_To be done_. Transcribe the material in full. Nothing should differ except that the pictures are left out.

_Data block_.

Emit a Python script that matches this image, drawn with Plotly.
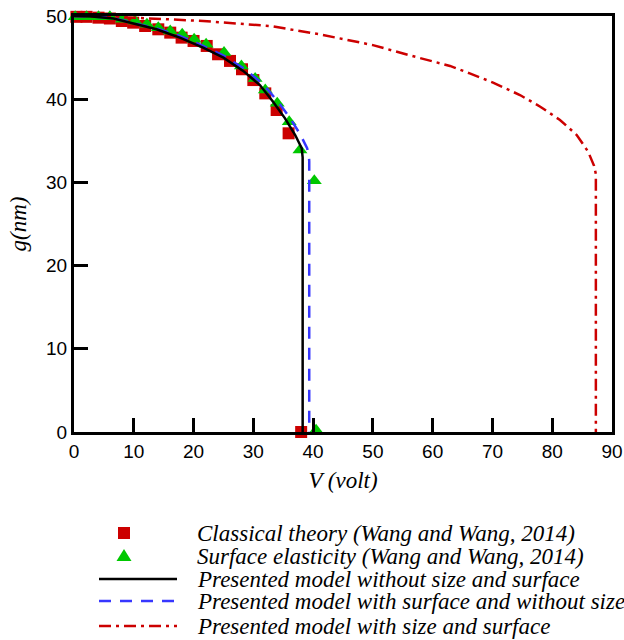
import plotly.graph_objects as go

# ---------------- data ----------------
# Classical theory (Wang and Wang, 2014) - red squares
sq_V = [0.4, 2.1, 4.1, 6.0, 8.0, 9.9, 11.9, 14.1, 16.1, 18.0, 20.0, 22.2, 24.1, 26.1, 28.1, 30.0, 32.0, 33.9, 35.9, 38.0]
sq_g = [49.9, 49.9, 49.8, 49.7, 49.4, 49.2, 48.8, 48.4, 48.0, 47.4, 47.0, 46.4, 45.4, 44.6, 43.6, 42.3, 40.7, 38.7, 35.9, 0.0]

# Surface elasticity (Wang and Wang, 2014) - green triangles
tri_V = [0.2, 2.1, 4.1, 6.0, 8.1, 10.2, 12.2, 14.1, 16.1, 18.1, 20.1, 22.1, 25.1, 28.0, 30.3, 32.0, 34.0, 36.0, 37.8, 40.2, 40.5]
tri_g = [49.9, 49.9, 49.9, 49.9, 49.6, 49.4, 49.0, 48.6, 48.2, 47.8, 47.2, 46.6, 45.6, 44.0, 42.5, 41.1, 39.5, 37.3, 33.9, 30.2, 0.2]

# Presented model without size and surface - black solid
black_V = [0, 3.0, 6.6, 10.5, 13.8, 17.7, 21.6, 25.0, 28.3, 31.1, 33.3, 35.3, 37.0, 38.1, 38.25, 38.25]
black_g = [50, 49.95, 49.7, 49.0, 48.4, 47.4, 46.2, 45.0, 43.4, 41.7, 39.7, 37.7, 35.7, 34.1, 33.0, 0]

# Presented model with surface and without size - blue dashed
blue_V = [0, 3.0, 6.6, 10.5, 13.8, 17.7, 21.6, 25.1, 28.6, 31.5, 33.9, 36.1, 37.9, 39.0, 39.3, 39.35, 39.35]
blue_g = [50, 49.95, 49.75, 49.1, 48.5, 47.6, 46.4, 45.2, 43.6, 41.9, 39.9, 37.8, 35.7, 34.1, 33.2, 32.5, 0]

# Presented model with size and surface - red dash-dot
red_V = [0, 10.0, 21.6, 32.8, 41.1, 50.0, 56.0, 62.9, 66.2, 70.1, 74.6, 78.0, 81.3, 84.1, 86.0, 87.0, 87.3, 87.3]
red_g = [50, 49.8, 49.4, 48.8, 47.8, 46.5, 45.3, 44.0, 43.1, 42.0, 40.5, 39.1, 37.5, 35.7, 33.7, 32.0, 31.0, 0]

x_ticks = [0, 10, 20, 30, 40, 50, 60, 70, 80, 90]
y_ticks = [0, 10, 20, 30, 40, 50]

legend_labels = [
    "Classical theory (Wang and Wang, 2014)",
    "Surface elasticity (Wang and Wang, 2014)",
    "Presented model without size and surface",
    "Presented model with surface and without size",
    "Presented model with size and surface",
]

RED = "#CC0000"
GREEN = "#00C800"
BLUE = "#3737FF"
SERIF = "Liberation Serif, Times New Roman, serif"
SANS = "Liberation Sans, Arial, sans-serif"

fig = go.Figure()
fig.add_trace(go.Scatter(x=sq_V, y=sq_g, mode="markers", name=legend_labels[0],
                         marker=dict(symbol="square", size=12, color=RED), cliponaxis=False))
fig.add_trace(go.Scatter(x=tri_V, y=tri_g, mode="markers", name=legend_labels[1],
                         marker=dict(symbol="triangle-up", size=13, color=GREEN), cliponaxis=False))
fig.add_trace(go.Scatter(x=red_V, y=red_g, mode="lines", name=legend_labels[4],
                         line=dict(color=RED, width=2.5, dash="12px,5px,3px,5px")))
fig.add_trace(go.Scatter(x=blue_V, y=blue_g, mode="lines", name=legend_labels[3],
                         line=dict(color=BLUE, width=2.5, dash="12px,9px")))
fig.add_trace(go.Scatter(x=black_V, y=black_g, mode="lines", name=legend_labels[2],
                         line=dict(color="black", width=2.5)))

L, R, T, B = 74, 12, 16, 208
W, H = 624, 640
PW, PH = W - L - R, H - T - B


def px_x(px):
    return (px - L) / PW


def px_y(py):
    return (H - B - py) / PH


axis_common = dict(
    showline=True, linewidth=3, linecolor="black", mirror=True,
    ticks="inside", ticklen=14, tickwidth=2.5, tickcolor="black",
    showgrid=False, zeroline=False, automargin=False,
    tickfont=dict(family=SANS, size=19, color="black"),
)

fig.update_xaxes(range=[0, 90], tickvals=x_ticks, ticktext=[str(v) for v in x_ticks],
                 title=dict(text="<i>V (volt)</i>", font=dict(family=SERIF, size=23, color="black"), standoff=12),
                 **axis_common)
fig.update_yaxes(range=[0, 50], tickvals=y_ticks, ticktext=[str(v) for v in y_ticks],
                 title=dict(text="<i>g(nm)</i>", font=dict(family=SERIF, size=23, color="black"), standoff=14),
                 **axis_common)

# ---------------- manual legend ----------------
rows_y = [533, 556, 579, 601, 626]
shapes = []
shapes.append(dict(type="rect", xref="paper", yref="paper",
                   x0=px_x(118), x1=px_x(130), y0=px_y(539), y1=px_y(527),
                   fillcolor=RED, line=dict(width=0)))
tri_path = "M {:.5f},{:.5f} L {:.5f},{:.5f} L {:.5f},{:.5f} Z".format(
    px_x(124), px_y(549), px_x(131.5), px_y(561), px_x(116.5), px_y(561))
shapes.append(dict(type="path", xref="paper", yref="paper", path=tri_path,
                   fillcolor=GREEN, line=dict(width=0)))
for yy, col, dash in [(rows_y[2], "black", "solid"), (rows_y[3], BLUE, "12px,9px"),
                      (rows_y[4], RED, "12px,5px,3px,5px")]:
    shapes.append(dict(type="line", xref="paper", yref="paper",
                       x0=px_x(99), x1=px_x(177), y0=px_y(yy), y1=px_y(yy),
                       line=dict(color=col, width=2.5, dash=dash)))

annotations = []
for lab, yy in zip(legend_labels, rows_y):
    annotations.append(dict(text="<i>" + lab + "</i>", xref="paper", yref="paper",
                            x=px_x(195), y=px_y(yy), xanchor="left", yanchor="middle",
                            showarrow=False, font=dict(family=SERIF, size=23, color="black")))

fig.update_layout(width=W, height=H, margin=dict(l=L, r=R, t=T, b=B, autoexpand=False),
                  plot_bgcolor="white", paper_bgcolor="white", showlegend=False,
                  shapes=shapes, annotations=annotations)

fig.write_html("out.html", config={"displayModeBar": False},
               post_script="document.body.style.margin='0';document.body.style.padding='0';"
                           "document.documentElement.style.overflow='hidden';")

_Output of the task_.
Emit a Python script that matches this image, drawn with Plotly.
import plotly.graph_objects as go

# ---------------- data ----------------
# Classical theory (Wang and Wang, 2014) - red squares
sq_V = [0.4, 2.1, 4.1, 6.0, 8.0, 9.9, 11.9, 14.1, 16.1, 18.0, 20.0, 22.2, 24.1, 26.1, 28.1, 30.0, 32.0, 33.9, 35.9, 38.0]
sq_g = [49.9, 49.9, 49.8, 49.7, 49.4, 49.2, 48.8, 48.4, 48.0, 47.4, 47.0, 46.4, 45.4, 44.6, 43.6, 42.3, 40.7, 38.7, 35.9, 0.0]

# Surface elasticity (Wang and Wang, 2014) - green triangles
tri_V = [0.2, 2.1, 4.1, 6.0, 8.1, 10.2, 12.2, 14.1, 16.1, 18.1, 20.1, 22.1, 25.1, 28.0, 30.3, 32.0, 34.0, 36.0, 37.8, 40.2, 40.5]
tri_g = [49.9, 49.9, 49.9, 49.9, 49.6, 49.4, 49.0, 48.6, 48.2, 47.8, 47.2, 46.6, 45.6, 44.0, 42.5, 41.1, 39.5, 37.3, 33.9, 30.2, 0.2]

# Presented model without size and surface - black solid
black_V = [0, 3.0, 6.6, 10.5, 13.8, 17.7, 21.6, 25.0, 28.3, 31.1, 33.3, 35.3, 37.0, 38.1, 38.25, 38.25]
black_g = [50, 49.95, 49.7, 49.0, 48.4, 47.4, 46.2, 45.0, 43.4, 41.7, 39.7, 37.7, 35.7, 34.1, 33.0, 0]

# Presented model with surface and without size - blue dashed
blue_V = [0, 3.0, 6.6, 10.5, 13.8, 17.7, 21.6, 25.1, 28.6, 31.5, 33.9, 36.1, 37.9, 39.0, 39.3, 39.35, 39.35]
blue_g = [50, 49.95, 49.75, 49.1, 48.5, 47.6, 46.4, 45.2, 43.6, 41.9, 39.9, 37.8, 35.7, 34.1, 33.2, 32.5, 0]

# Presented model with size and surface - red dash-dot
red_V = [0, 10.0, 21.6, 32.8, 41.1, 50.0, 56.0, 62.9, 66.2, 70.1, 74.6, 78.0, 81.3, 84.1, 86.0, 87.0, 87.3, 87.3]
red_g = [50, 49.8, 49.4, 48.8, 47.8, 46.5, 45.3, 44.0, 43.1, 42.0, 40.5, 39.1, 37.5, 35.7, 33.7, 32.0, 31.0, 0]

x_ticks = [0, 10, 20, 30, 40, 50, 60, 70, 80, 90]
y_ticks = [0, 10, 20, 30, 40, 50]

legend_labels = [
    "Classical theory (Wang and Wang, 2014)",
    "Surface elasticity (Wang and Wang, 2014)",
    "Presented model without size and surface",
    "Presented model with surface and without size",
    "Presented model with size and surface",
]

RED = "#CC0000"
GREEN = "#00C800"
BLUE = "#3737FF"
SERIF = "Liberation Serif, Times New Roman, serif"
SANS = "Liberation Sans, Arial, sans-serif"

fig = go.Figure()
fig.add_trace(go.Scatter(x=sq_V, y=sq_g, mode="markers", name=legend_labels[0],
                         marker=dict(symbol="square", size=12, color=RED), cliponaxis=False))
fig.add_trace(go.Scatter(x=tri_V, y=tri_g, mode="markers", name=legend_labels[1],
                         marker=dict(symbol="triangle-up", size=13, color=GREEN), cliponaxis=False))
fig.add_trace(go.Scatter(x=red_V, y=red_g, mode="lines", name=legend_labels[4],
                         line=dict(color=RED, width=2.5, dash="12px,5px,3px,5px")))
fig.add_trace(go.Scatter(x=blue_V, y=blue_g, mode="lines", name=legend_labels[3],
                         line=dict(color=BLUE, width=2.5, dash="12px,9px")))
fig.add_trace(go.Scatter(x=black_V, y=black_g, mode="lines", name=legend_labels[2],
                         line=dict(color="black", width=2.5)))

L, R, T, B = 74, 12, 16, 208
W, H = 624, 640
PW, PH = W - L - R, H - T - B


def px_x(px):
    return (px - L) / PW


def px_y(py):
    return (H - B - py) / PH


axis_common = dict(
    showline=True, linewidth=3, linecolor="black", mirror=True,
    ticks="inside", ticklen=14, tickwidth=2.5, tickcolor="black",
    showgrid=False, zeroline=False, automargin=False,
    tickfont=dict(family=SANS, size=19, color="black"),
)

fig.update_xaxes(range=[0, 90], tickvals=x_ticks, ticktext=[str(v) for v in x_ticks],
                 title=dict(text="<i>V (volt)</i>", font=dict(family=SERIF, size=23, color="black"), standoff=12),
                 **axis_common)
fig.update_yaxes(range=[0, 50], tickvals=y_ticks, ticktext=[str(v) for v in y_ticks],
                 title=dict(text="<i>g(nm)</i>", font=dict(family=SERIF, size=23, color="black"), standoff=14),
                 **axis_common)

# ---------------- manual legend ----------------
rows_y = [533, 556, 579, 601, 626]
shapes = []
shapes.append(dict(type="rect", xref="paper", yref="paper",
                   x0=px_x(118), x1=px_x(130), y0=px_y(539), y1=px_y(527),
                   fillcolor=RED, line=dict(width=0)))
tri_path = "M {:.5f},{:.5f} L {:.5f},{:.5f} L {:.5f},{:.5f} Z".format(
    px_x(124), px_y(549), px_x(131.5), px_y(561), px_x(116.5), px_y(561))
shapes.append(dict(type="path", xref="paper", yref="paper", path=tri_path,
                   fillcolor=GREEN, line=dict(width=0)))
for yy, col, dash in [(rows_y[2], "black", "solid"), (rows_y[3], BLUE, "12px,9px"),
                      (rows_y[4], RED, "12px,5px,3px,5px")]:
    shapes.append(dict(type="line", xref="paper", yref="paper",
                       x0=px_x(99), x1=px_x(177), y0=px_y(yy), y1=px_y(yy),
                       line=dict(color=col, width=2.5, dash=dash)))

annotations = []
for lab, yy in zip(legend_labels, rows_y):
    annotations.append(dict(text="<i>" + lab + "</i>", xref="paper", yref="paper",
                            x=px_x(195), y=px_y(yy), xanchor="left", yanchor="middle",
                            showarrow=False, font=dict(family=SERIF, size=23, color="black")))

fig.update_layout(width=W, height=H, margin=dict(l=L, r=R, t=T, b=B, autoexpand=False),
                  plot_bgcolor="white", paper_bgcolor="white", showlegend=False,
                  shapes=shapes, annotations=annotations)

fig.write_html("out.html", config={"displayModeBar": False},
               post_script="document.body.style.margin='0';document.body.style.padding='0';"
                           "document.documentElement.style.overflow='hidden';")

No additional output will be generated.